Der 48jährige Duhm, der zur Zeit der Studentenrebellion durch das Psychowerk „Angst im Kapitalismus“ bekannt wurde, ist ein Schüler des 61jährigen Wiener Aktionskünstlers Otto Muehl. In den 70er Jahren trieb Muehl den Mitgliedern der AAO-Kommune (Aktionsanalytische Organisation) die verwerflichen Wünsche nach festen Zweierbeziehungen aus, Sex zwischen allen war Pflichtprogramm. Nach Auflösung der AAO in den 80er Jahren stampfte der nicht nur extrem autoritäre, sondern auch geschäftstüchtige Guru Muehl auf der kanarischen Insel Gomera ein „Jahrtausendexperiment“ mit 350 Kommunarden aus dem Boden - der Partnertausch wurde nach den Aussagen von Besuchern per „Computer-Fickliste“ festgelegt.
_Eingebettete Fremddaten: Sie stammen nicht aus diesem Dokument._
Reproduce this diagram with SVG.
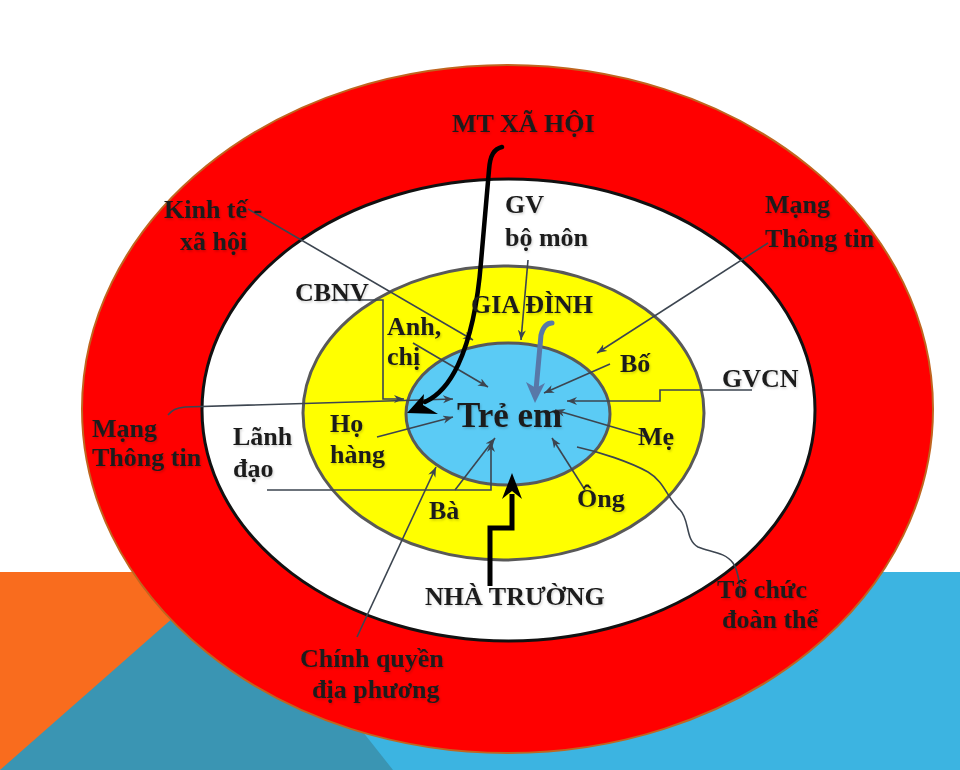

Duhm versuchte ähnliches eine Nummer kleiner mit der Kommune „Bauhütte“ im Schwarzwald. Statt ihrer macht nun seit 1988 in Radolfzell am Bodensee und seit neuestem auch in West und Ost-Berlin das „Projekt Meiga“ mit einem „alternativen Bordell“ und anderen kruden Vorstellungen von sich reden. Kostprobe aus ihrem Manifest „Rettet den Sex“: „Manchmal verstehe ich die Männer, die nicht mehr fragen, sondern einfach handeln. Man nennt das Vergewaltigung.“ Aids, so wird dort auch vertreten, sei „ein Spezialfall des allgemeinen sexuellen Elends“ und somit heilbar, und der beste Schutz sei - ausgerechnet!- „freie, vollgelebte Sexualität“.

Auch das Freizeitwerk der SPD-nahen Falken im niedersächsischen Vethem bei Walsrode machte inzwischen unangenehme Bekanntschaft mit der Sekte. Diese wollte dort im August ein Sommercamp für Liebessüchtige veranstalten. Nichtsahnend verpachteten die Falken ihren Zeltplatz, nun versuchen sie wieder aus dem Vertrag auszusteigen.

Ist die „Aktion Perestroika e.V.“ womöglich eine Geldbeschaffungsquelle für die Sex-Sekte? Der gleichnamige Verein mit Sitz in der alternativen „Krebsmühle“ im hessischen Oberursel wurde im März dieses Jahres gegründet und als gemeinnützig anerkannt. Im Vorstand sitzt Rainer Duhm, Bruder von Dieter Duhm. Nach den unterstützten Projekten befragt, berichtete ein Vereinssprecher unter anderem von 16 Krankenhausbetten, Baby- und Kinderkleidung, die in die Sowjetunion gebracht worden seien. Und zwischen den Moskauer Stadtdeputierten und der Stuttgarter Stadtverwaltung sei ein „Austausch“ von Personen vereinbart worden, die sich dann im Bereich Jugendarbeit oder Müll weiterbilden könnten. Zumindest das letztgenannte ist glatter Schwindel. Zwar war Mitte Juni Dieter Duhm persönlich in Stuttgart vorstellig geworden, ein fest vereinbartes Projekt konnte aber in der Stadtverwaltung keine Menschenseele bestätigen. Derartige Projekte, so hieß es dort, würden nur auf direkten Wunsch Moskaus vereinbart.